Barbara Kronenberg-Widmer was in her last year of enology school in Zurich in 1998 when her father bought the 170-acre Brancaia estate in Maremma, the up-and-coming coastal region of Tuscany that some believe may one day deliver wines that rival Chianti Classicos or even Brunellos di Montalcino.
"I had no problem deciding on the subject of my final thesis," says the handsome blond, 32, who commutes between Zurich and Tuscany on a monthly basis. Her paper, "How to Build Up the Brancaia in Maremma Winery," has been a step-by-step manual for the development of the estate.
Brancaia in Maremma is located about 7 miles from the sea, southeast of the city of Grosseto. The property includes 87 acres of Sangiovese, Cabernet, Merlot and other varieties planted on steep hillsides. A large stone-faced winery blends in with the rugged terrain of the area. Kronenberg-Widmer's first wine from the estate, the 2002 vintage, is due for release in 2004.
"It's like a dream come true," enthuses the Swiss winemaker. "Brancaia in Maremma has been my baby from the start, and it has been a marvelous opportunity for me to be able to build up something from scratch. Maremma is a beautiful place and presents a new challenge for me as a winemaker."
Kronenberg-Widmer has already proven herself as a talented young winemaker.

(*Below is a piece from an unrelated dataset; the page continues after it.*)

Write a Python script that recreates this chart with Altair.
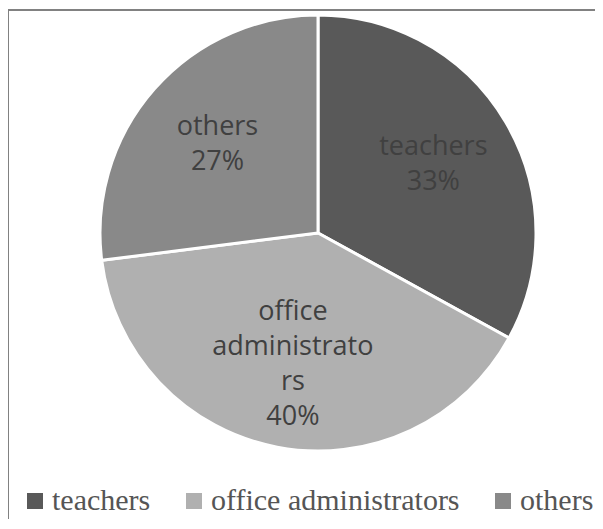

Besides overseeing the winery project in Maremma, she took over the winemaking at her family's winery in the hills of Chianti Classico near Castellina in Chianti, which is called Podere La Brancaia. Her first harvest there was 1998, while she was still in enology school in Zurich. With the help of consulting enologist Carlo Ferrini, she has produced some excellent wines -- particularly the Brancaia 1998, a blend of Sangiovese, Merlot and Cabernet Sauvignon. It was the first outstanding wine from the estate, and one of the vintage's best wines from the region.
The Brancaia estate in Chianti Classico was started by her father, Bruno Widmer, in 1980. It actually comprises two estates, the original Brancaia and another a few miles away called Poppi, which contains a new winery as well as the family home. The two sites together contain about 50 acres of vineyards, which provide grapes for the Chianti Classico and a couple of super Tuscan reds.
Kronenberg-Widmer says that it hasn't always been easy for the family, as non-Italians, to stake a claim to a piece of traditional Chianti Classico territory. "For some local producers," she says, "we are regarded with a little suspicion, because they think we might be trying to undermine the traditional winemaking methods." Indeed, Brancaia opted out of Chianti Classico's key growers' association, Gallo Nero, in 2000, in order to concentrate more on the marketing of their Toscana IGT brands. "But, at the same time," she adds, "we've had a lot of support from producers in the area who were interested in what we were doing." Kronenberg-Widmer originally planned a different career; she studied architecture for two years at the University of Zurich but never finished the program. In 1994, she took a trip down to the family property in Tuscany to think about her future. The visit coincided with the grape harvest. "That visit was the turning point," she says. "I began to relate to the vineyards and the whole process of winemaking for the first time. I was converted."
Today, she spends more and more time in Tuscany with her husband, Martin Kronenberg, and their year-old daughter, Nina Johanna. Kronenberg is now in charge of sales for Brancaia. She and Martin are fanatical collectors -- it could be pots, pans, old glasses, terra-cotta pie molds or boule balls -- in short, anything that tickles her fancy as a self-confessed "lover of nice things."
"I'm very happy to be doing what I'm doing," she says, "and I really feel that I am able to make the wine I want. Luckily, there are a number of people out there who think the product is good."